### What the task asks
Give the material once more, word for word, without any images.
☆ ☆ ☆ ☆
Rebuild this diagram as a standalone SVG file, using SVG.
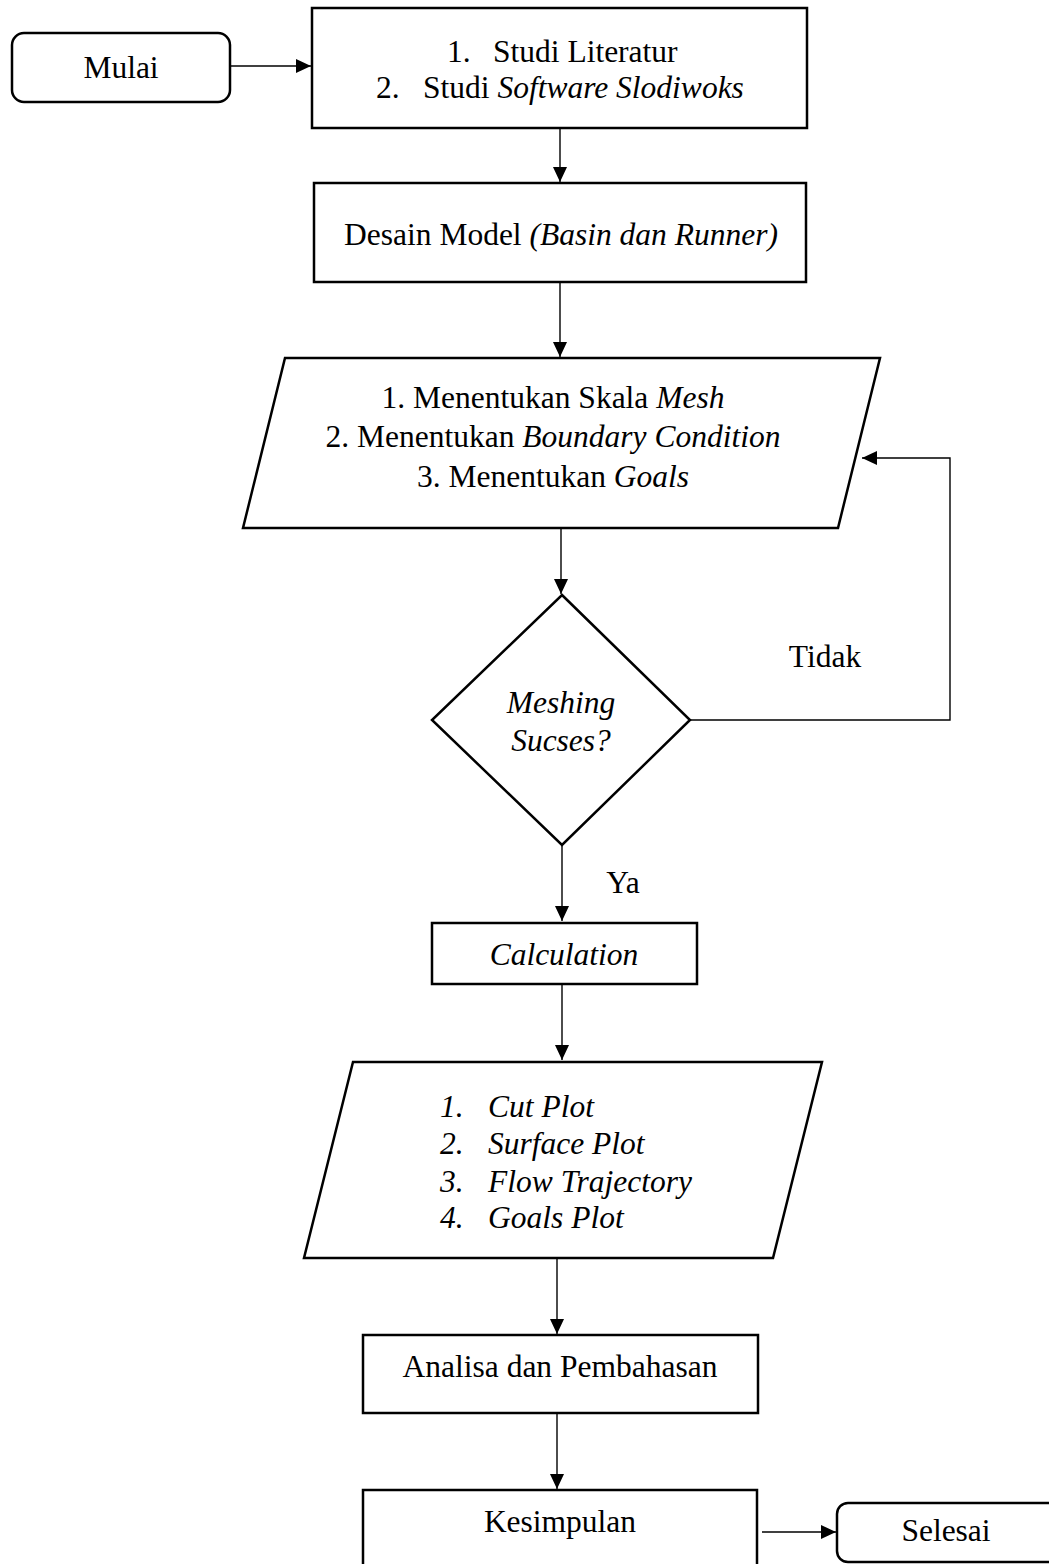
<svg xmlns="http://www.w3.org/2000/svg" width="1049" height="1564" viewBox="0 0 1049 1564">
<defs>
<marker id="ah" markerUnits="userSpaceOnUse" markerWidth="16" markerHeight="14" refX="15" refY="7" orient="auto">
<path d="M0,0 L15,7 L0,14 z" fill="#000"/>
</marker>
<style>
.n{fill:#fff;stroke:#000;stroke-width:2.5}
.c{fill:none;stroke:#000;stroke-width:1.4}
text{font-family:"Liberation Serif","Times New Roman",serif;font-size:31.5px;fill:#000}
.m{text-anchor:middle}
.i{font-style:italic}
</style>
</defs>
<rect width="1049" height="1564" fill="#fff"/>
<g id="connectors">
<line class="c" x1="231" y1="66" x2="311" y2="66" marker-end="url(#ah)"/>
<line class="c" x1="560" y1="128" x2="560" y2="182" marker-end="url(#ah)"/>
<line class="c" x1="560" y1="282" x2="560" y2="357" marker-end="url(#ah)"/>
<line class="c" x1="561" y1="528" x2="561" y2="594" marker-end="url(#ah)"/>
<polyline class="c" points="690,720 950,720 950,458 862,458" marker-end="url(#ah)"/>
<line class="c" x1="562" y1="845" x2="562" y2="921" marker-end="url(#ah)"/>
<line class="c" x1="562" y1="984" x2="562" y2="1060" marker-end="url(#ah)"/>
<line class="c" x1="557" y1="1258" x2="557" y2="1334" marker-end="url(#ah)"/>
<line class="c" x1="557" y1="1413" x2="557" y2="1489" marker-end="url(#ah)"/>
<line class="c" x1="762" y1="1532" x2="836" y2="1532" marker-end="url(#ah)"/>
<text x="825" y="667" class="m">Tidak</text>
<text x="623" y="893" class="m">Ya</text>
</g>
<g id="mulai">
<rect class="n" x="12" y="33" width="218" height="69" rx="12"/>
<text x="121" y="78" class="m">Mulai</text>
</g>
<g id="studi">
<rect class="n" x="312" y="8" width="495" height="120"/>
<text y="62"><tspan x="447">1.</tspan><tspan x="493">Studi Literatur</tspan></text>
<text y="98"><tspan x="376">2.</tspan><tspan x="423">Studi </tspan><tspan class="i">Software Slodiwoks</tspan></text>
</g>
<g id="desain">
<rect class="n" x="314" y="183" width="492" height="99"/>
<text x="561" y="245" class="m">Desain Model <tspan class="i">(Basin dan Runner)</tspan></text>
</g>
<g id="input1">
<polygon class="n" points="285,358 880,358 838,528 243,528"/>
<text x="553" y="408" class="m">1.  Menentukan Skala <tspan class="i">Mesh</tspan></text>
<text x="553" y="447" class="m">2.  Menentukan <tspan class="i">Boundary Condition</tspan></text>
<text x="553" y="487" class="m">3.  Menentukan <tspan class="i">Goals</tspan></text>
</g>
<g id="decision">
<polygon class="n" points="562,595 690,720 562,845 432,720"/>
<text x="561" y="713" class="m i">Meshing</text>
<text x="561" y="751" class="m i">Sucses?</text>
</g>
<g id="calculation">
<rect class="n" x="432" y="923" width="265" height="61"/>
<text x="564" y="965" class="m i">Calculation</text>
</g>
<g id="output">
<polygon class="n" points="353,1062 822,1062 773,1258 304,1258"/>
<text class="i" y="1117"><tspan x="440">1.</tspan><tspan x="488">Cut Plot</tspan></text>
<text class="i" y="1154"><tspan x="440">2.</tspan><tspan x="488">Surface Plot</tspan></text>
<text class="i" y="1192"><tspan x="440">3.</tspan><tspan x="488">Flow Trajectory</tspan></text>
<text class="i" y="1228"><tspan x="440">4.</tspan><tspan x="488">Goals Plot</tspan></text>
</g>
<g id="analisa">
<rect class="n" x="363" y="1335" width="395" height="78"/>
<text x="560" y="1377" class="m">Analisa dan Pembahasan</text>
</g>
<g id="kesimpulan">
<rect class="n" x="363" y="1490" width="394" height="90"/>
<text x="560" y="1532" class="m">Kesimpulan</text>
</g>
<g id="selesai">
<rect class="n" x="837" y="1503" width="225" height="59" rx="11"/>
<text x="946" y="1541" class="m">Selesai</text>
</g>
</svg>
☆ ☆ ☆ ☆
### Problem solution
Rebuild this diagram as a standalone SVG file, using SVG.
<svg xmlns="http://www.w3.org/2000/svg" width="1049" height="1564" viewBox="0 0 1049 1564">
<defs>
<marker id="ah" markerUnits="userSpaceOnUse" markerWidth="16" markerHeight="14" refX="15" refY="7" orient="auto">
<path d="M0,0 L15,7 L0,14 z" fill="#000"/>
</marker>
<style>
.n{fill:#fff;stroke:#000;stroke-width:2.5}
.c{fill:none;stroke:#000;stroke-width:1.4}
text{font-family:"Liberation Serif","Times New Roman",serif;font-size:31.5px;fill:#000}
.m{text-anchor:middle}
.i{font-style:italic}
</style>
</defs>
<rect width="1049" height="1564" fill="#fff"/>
<g id="connectors">
<line class="c" x1="231" y1="66" x2="311" y2="66" marker-end="url(#ah)"/>
<line class="c" x1="560" y1="128" x2="560" y2="182" marker-end="url(#ah)"/>
<line class="c" x1="560" y1="282" x2="560" y2="357" marker-end="url(#ah)"/>
<line class="c" x1="561" y1="528" x2="561" y2="594" marker-end="url(#ah)"/>
<polyline class="c" points="690,720 950,720 950,458 862,458" marker-end="url(#ah)"/>
<line class="c" x1="562" y1="845" x2="562" y2="921" marker-end="url(#ah)"/>
<line class="c" x1="562" y1="984" x2="562" y2="1060" marker-end="url(#ah)"/>
<line class="c" x1="557" y1="1258" x2="557" y2="1334" marker-end="url(#ah)"/>
<line class="c" x1="557" y1="1413" x2="557" y2="1489" marker-end="url(#ah)"/>
<line class="c" x1="762" y1="1532" x2="836" y2="1532" marker-end="url(#ah)"/>
<text x="825" y="667" class="m">Tidak</text>
<text x="623" y="893" class="m">Ya</text>
</g>
<g id="mulai">
<rect class="n" x="12" y="33" width="218" height="69" rx="12"/>
<text x="121" y="78" class="m">Mulai</text>
</g>
<g id="studi">
<rect class="n" x="312" y="8" width="495" height="120"/>
<text y="62"><tspan x="447">1.</tspan><tspan x="493">Studi Literatur</tspan></text>
<text y="98"><tspan x="376">2.</tspan><tspan x="423">Studi </tspan><tspan class="i">Software Slodiwoks</tspan></text>
</g>
<g id="desain">
<rect class="n" x="314" y="183" width="492" height="99"/>
<text x="561" y="245" class="m">Desain Model <tspan class="i">(Basin dan Runner)</tspan></text>
</g>
<g id="input1">
<polygon class="n" points="285,358 880,358 838,528 243,528"/>
<text x="553" y="408" class="m">1.  Menentukan Skala <tspan class="i">Mesh</tspan></text>
<text x="553" y="447" class="m">2.  Menentukan <tspan class="i">Boundary Condition</tspan></text>
<text x="553" y="487" class="m">3.  Menentukan <tspan class="i">Goals</tspan></text>
</g>
<g id="decision">
<polygon class="n" points="562,595 690,720 562,845 432,720"/>
<text x="561" y="713" class="m i">Meshing</text>
<text x="561" y="751" class="m i">Sucses?</text>
</g>
<g id="calculation">
<rect class="n" x="432" y="923" width="265" height="61"/>
<text x="564" y="965" class="m i">Calculation</text>
</g>
<g id="output">
<polygon class="n" points="353,1062 822,1062 773,1258 304,1258"/>
<text class="i" y="1117"><tspan x="440">1.</tspan><tspan x="488">Cut Plot</tspan></text>
<text class="i" y="1154"><tspan x="440">2.</tspan><tspan x="488">Surface Plot</tspan></text>
<text class="i" y="1192"><tspan x="440">3.</tspan><tspan x="488">Flow Trajectory</tspan></text>
<text class="i" y="1228"><tspan x="440">4.</tspan><tspan x="488">Goals Plot</tspan></text>
</g>
<g id="analisa">
<rect class="n" x="363" y="1335" width="395" height="78"/>
<text x="560" y="1377" class="m">Analisa dan Pembahasan</text>
</g>
<g id="kesimpulan">
<rect class="n" x="363" y="1490" width="394" height="90"/>
<text x="560" y="1532" class="m">Kesimpulan</text>
</g>
<g id="selesai">
<rect class="n" x="837" y="1503" width="225" height="59" rx="11"/>
<text x="946" y="1541" class="m">Selesai</text>
</g>
</svg>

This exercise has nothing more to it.